Set task | Make an exact copy of the data below, leaving out every picture.

Data lines |
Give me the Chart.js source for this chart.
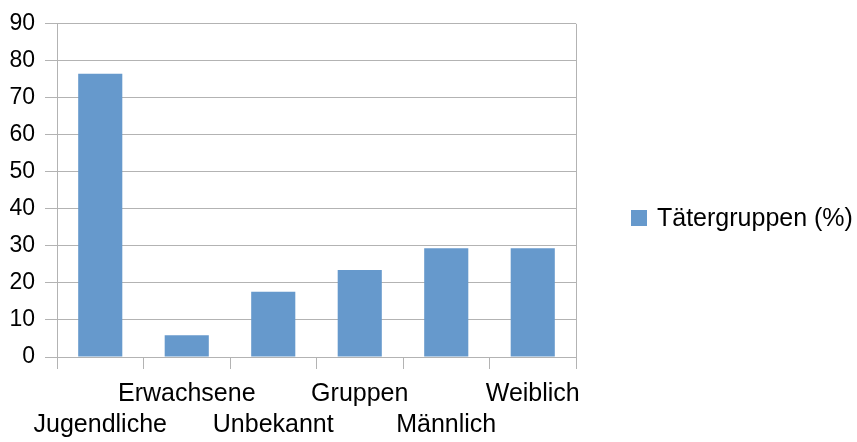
<!DOCTYPE html>
<html>
<head>
<meta charset="utf-8">
<script src="https://cdn.jsdelivr.net/npm/chart.js@4/dist/chart.umd.min.js"></script>
<style>
  html, body { margin: 0; padding: 0; background: #ffffff; }
  #wrap { width: 857px; height: 442px; position: relative; }
</style>
</head>
<body>
<div id="wrap"><canvas id="c" width="857" height="442"></canvas></div>
<script>
const categories = ["Jugendliche", "Erwachsene", "Unbekannt", "Gruppen", "Männlich", "Weiblich"];
const seriesName = "Tätergruppen (%)";
const seriesValues = [76.5, 5.9, 17.6, 23.5, 29.4, 29.4];
const yTicks = [0, 10, 20, 30, 40, 50, 60, 70, 80, 90];

// staggered two-row labels: even positions on second row, odd on first
const xLabels = categories.map((c, i) => i % 2 === 0 ? ["", c] : [c, ""]);

const GRID = "#b3b3b3";
const BAR = "#6699cc";
const FONT = "'Liberation Sans', Arial, sans-serif";

// Legend drawn at the right side (built-in legend is width-limited to a quarter of the canvas)
const sideLegend = {
  id: "sideLegend",
  afterDraw(chart) {
    const ctx = chart.ctx;
    const area = chart.chartArea;
    const ds = chart.data.datasets[0];
    const cy = 218;
    const bx = area.right + 55;
    ctx.save();
    ctx.fillStyle = ds.backgroundColor;
    ctx.fillRect(bx, cy - 8, 16, 16);
    ctx.fillStyle = "#000000";
    ctx.font = "25px " + FONT;
    ctx.textAlign = "left";
    ctx.textBaseline = "middle";
    ctx.fillText(ds.label, bx + 26, cy + 1);
    ctx.restore();
  }
};

new Chart(document.getElementById("c"), {
  type: "bar",
  data: {
    labels: xLabels,
    datasets: [{
      label: seriesName,
      data: seriesValues,
      backgroundColor: BAR,
      borderWidth: 0,
      categoryPercentage: 1.0,
      barPercentage: 0.51
    }]
  },
  plugins: [sideLegend],
  options: {
    responsive: false,
    animation: false,
    devicePixelRatio: 1,
    layout: { padding: { top: 22, left: 0, right: 281, bottom: 0 } },
    plugins: {
      legend: { display: false },
      tooltip: { enabled: false }
    },
    scales: {
      x: {
        grid: {
          offset: true,
          color: (ctx) => (ctx.type !== "tick" || ctx.index === 0) ? GRID : "rgba(0,0,0,0)",
          tickColor: GRID,
          tickLength: 12,
          lineWidth: 1
        },
        border: { color: GRID, width: 1 },
        ticks: {
          color: "#000000",
          font: { family: FONT, size: 25, lineHeight: 1.24 },
          padding: 10,
          maxRotation: 0,
          minRotation: 0,
          autoSkip: false
        },
        afterFit: (scale) => { scale.height = 85; }
      },
      y: {
        min: 0,
        max: 90,
        afterBuildTicks: (scale) => { scale.ticks = yTicks.map(v => ({ value: v })); },
        grid: {
          color: GRID,
          tickColor: GRID,
          tickLength: 12,
          lineWidth: 1
        },
        border: { color: GRID, width: 1 },
        ticks: {
          color: "#000000",
          font: { family: FONT, size: 23 },
          padding: 10
        },
        afterFit: (scale) => { scale.width = 57; }
      }
    }
  }
});
</script>
</body>
</html>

Result of the exercise |
Give me the Chart.js source for this chart.
<!DOCTYPE html>
<html>
<head>
<meta charset="utf-8">
<script src="https://cdn.jsdelivr.net/npm/chart.js@4/dist/chart.umd.min.js"></script>
<style>
  html, body { margin: 0; padding: 0; background: #ffffff; }
  #wrap { width: 857px; height: 442px; position: relative; }
</style>
</head>
<body>
<div id="wrap"><canvas id="c" width="857" height="442"></canvas></div>
<script>
const categories = ["Jugendliche", "Erwachsene", "Unbekannt", "Gruppen", "Männlich", "Weiblich"];
const seriesName = "Tätergruppen (%)";
const seriesValues = [76.5, 5.9, 17.6, 23.5, 29.4, 29.4];
const yTicks = [0, 10, 20, 30, 40, 50, 60, 70, 80, 90];

// staggered two-row labels: even positions on second row, odd on first
const xLabels = categories.map((c, i) => i % 2 === 0 ? ["", c] : [c, ""]);

const GRID = "#b3b3b3";
const BAR = "#6699cc";
const FONT = "'Liberation Sans', Arial, sans-serif";

// Legend drawn at the right side (built-in legend is width-limited to a quarter of the canvas)
const sideLegend = {
  id: "sideLegend",
  afterDraw(chart) {
    const ctx = chart.ctx;
    const area = chart.chartArea;
    const ds = chart.data.datasets[0];
    const cy = 218;
    const bx = area.right + 55;
    ctx.save();
    ctx.fillStyle = ds.backgroundColor;
    ctx.fillRect(bx, cy - 8, 16, 16);
    ctx.fillStyle = "#000000";
    ctx.font = "25px " + FONT;
    ctx.textAlign = "left";
    ctx.textBaseline = "middle";
    ctx.fillText(ds.label, bx + 26, cy + 1);
    ctx.restore();
  }
};

new Chart(document.getElementById("c"), {
  type: "bar",
  data: {
    labels: xLabels,
    datasets: [{
      label: seriesName,
      data: seriesValues,
      backgroundColor: BAR,
      borderWidth: 0,
      categoryPercentage: 1.0,
      barPercentage: 0.51
    }]
  },
  plugins: [sideLegend],
  options: {
    responsive: false,
    animation: false,
    devicePixelRatio: 1,
    layout: { padding: { top: 22, left: 0, right: 281, bottom: 0 } },
    plugins: {
      legend: { display: false },
      tooltip: { enabled: false }
    },
    scales: {
      x: {
        grid: {
          offset: true,
          color: (ctx) => (ctx.type !== "tick" || ctx.index === 0) ? GRID : "rgba(0,0,0,0)",
          tickColor: GRID,
          tickLength: 12,
          lineWidth: 1
        },
        border: { color: GRID, width: 1 },
        ticks: {
          color: "#000000",
          font: { family: FONT, size: 25, lineHeight: 1.24 },
          padding: 10,
          maxRotation: 0,
          minRotation: 0,
          autoSkip: false
        },
        afterFit: (scale) => { scale.height = 85; }
      },
      y: {
        min: 0,
        max: 90,
        afterBuildTicks: (scale) => { scale.ticks = yTicks.map(v => ({ value: v })); },
        grid: {
          color: GRID,
          tickColor: GRID,
          tickLength: 12,
          lineWidth: 1
        },
        border: { color: GRID, width: 1 },
        ticks: {
          color: "#000000",
          font: { family: FONT, size: 23 },
          padding: 10
        },
        afterFit: (scale) => { scale.width = 57; }
      }
    }
  }
});
</script>
</body>
</html>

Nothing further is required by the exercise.